SPEED is the data center performance analysis platform that handles a mix of businesses, including eCommerce, Big Data, and colocation in production. SPEED has been used for years to ensure software and hardware upgrades at scale and cluster resource stability. It also provides the data-driven foundation for critical decision-making involving technology evaluation and capacity planning. 

Intel Platform Resource Manager (Intel PRM) is a suite of software packages to help monitor and analyze performance in a large scale cluster. The tool supports the collection of system performance data and platform performance counters at the core level, the container level, and the virtual machine (VM) level. 

The suite contains an Agent (eris agent) to monitor and control platform resources (CPU cycle, last level cache, memory bandwidth, etc.) on each node, and an Analysis tool (analyze tool) to build a model for platform resource contention detection. Some derived metrics depend on certain unique performance counters in Intel Xeon Scalable processors.

A key metric of SPEED, resource usage effectiveness (RUE), measures the resource consumed for each piece of work done, for example, a transaction completed in an eCommerce workload. Since the RUE metric is monitored for each workload instance, it is preferred that the resource consumed is measured using the system metrics in a low-overhead mechanism. 

As Jianmei Guo, an Alibaba staff engineer and the leader of the SPEED platform, explained, “RUE requires reliable measurements for resource utilization, and as a server provider, Intel brings in tools and methodology to work with Alibaba on the hyperscale cluster performance evaluation. Intel and Alibaba worked together on strengthening the data collection and analysis in SPEED.” 
 

Solving the challenges of performance evaluation 

We start from sampling RUE per instance in the cluster, then aggregate the samples to a workload-level metric after removing the bias from the varying workload intensities, and eventually derive the performance results. 
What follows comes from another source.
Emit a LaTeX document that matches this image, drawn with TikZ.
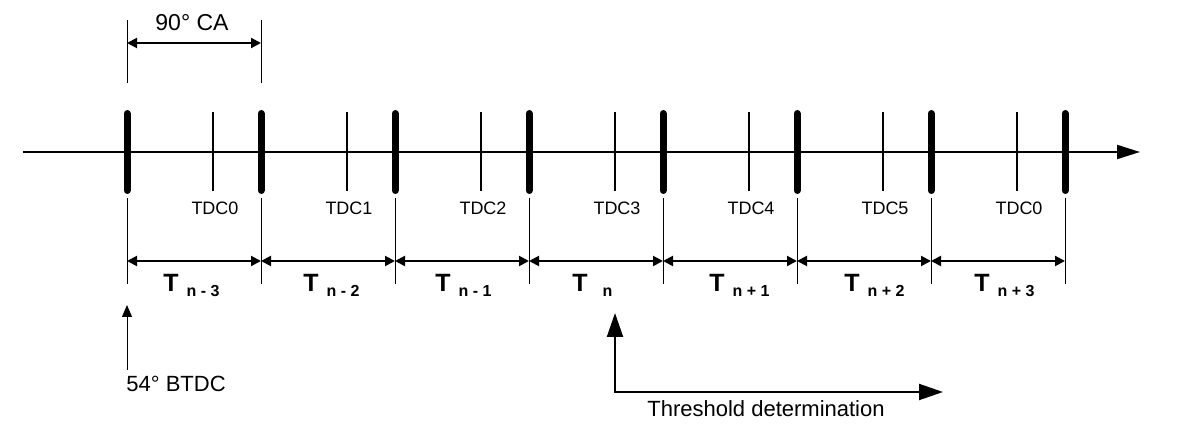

For a better understanding of the performance speedup, we speculate the potential cause of the performance change and select auxiliary metrics derived from the platform performance counters or the system statistics. A further analysis on the auxiliary metrics is used to strengthen the empirical justification of performance change in addition to the primary analysis of RUE.

In traditional offline performance analysis, small-scale benchmark workload is often stressed to peak or a certain fixed intensity by load generator in an isolated environment. This type of benchmark is simple, reproducible, and useful for offline performance profiling. 

However, in a cloud computing environment with a large number of workloads co-located together, the workload behaviors are quite diverse due to the varying intensities and possible micro-architectural interferences between workloads, making this load-testing approach less practical.
 

To solve these shortcomings, a new performance evaluation method involves the following step-by-step procedures: 

1. Propose a system change for performance improvement and speculate why and how the system change impacts the performance from a certain perspective.

2. Monitor multiple instances of important workloads in the cluster for workload throughput and resource utilization before and after applying the system change, and calculating the baseline average RUE (primary metric) and the new average RUE for each job. During the calculation, the bias of RUE with respect to the varying workload intensity is identified and eliminated through a regression approach.

3. Calculate the job level performance speed-up using the baseline average RUE and the new average RUE of the job. In the case where each high importance job is assigned with an importance weight, a cluster level speed-up can be aggregated with a weighted average across the jobs. 

4. Based on the speculation in Step 1, define the relevant auxiliary metrics that can be used as the evidence to strengthen the results of speed-up in Step 3. Monitor and calculate the auxiliary metrics for a sampled set of instances before and after applying the system change.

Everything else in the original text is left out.